Apple’s success with its first AR headset largely depends on its functionality. Thankfully, the upcoming head-mounted wearable is said to provide a familiar interface experience to potential buyers. In addition, it can improve their productivity by being able to become a secondary display for their existing Mac. Here are more details on how the device that is rumored to be called ‘Reality Pro’ could actually work.

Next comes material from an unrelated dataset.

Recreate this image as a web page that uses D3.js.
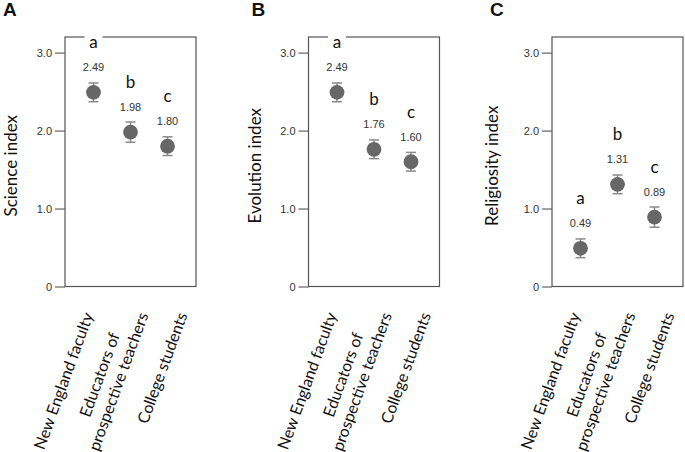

An iOS-like interface for the rumored AR headset means it will provide features that users have already experienced on the iPhone and iPad

A boatload of information was published on Bloomberg surrounding the AR headset’s functions and software features, but all these details were behind a paywall. Luckily, MacRumors was able to report the latest findings, stating that the device will support an iOS-like interface, providing many functions that users are already accustomed to on the iPhone or iPad. Apple may have taken the right step here because it would mean the operating system, which is reportedly called xrOS, would provide a familiar feeling rather than delivering a UI that is out of place.

The last thing the user would want when trying out a completely new product is to get used to the interface, and a slightly discomforting experience while using it may affect Apple’s potential sales. One useful feature of the AR headset would be its ability to become an external display for your existing Mac. We believe that after going through some form of the pairing process, the AR headset can provide real-time image data of your Mac’s interface in VR while also giving you the ability to control that interface with a keyboard and mouse.

There will also be a home screen with app icons that can be arranged to your liking. Bloomberg’s Mark Gurman believes that the AR headset’s ‘major selling point’ will be its eye and hand tracking, which will be possible thanks to the large number of high-resolution external cameras installed on the headset. These sensors can analyze the wearer’s hands and eyes, negating the need to require a physical controller to execute other actions, such as gesture control.

Since the AR headset is focused on delivering both AR and VR experiences, users should be able to switch between modes through a Digital Crown-like control knob. Video calling is also said to be a huge focus for Apple, with Face-Time video conferencing capabilities said to be added to the AR headset. It is reported that the wearer’s actual face will be rendered in virtual reality in order to deliver those life-like interactions with others. With mass production said to start in March 2023, Gurman previously predicted that the AR headset launch would happen before Apple kicks off its WWDC 2023 keynote, so we will keep a close eye on things from hereon.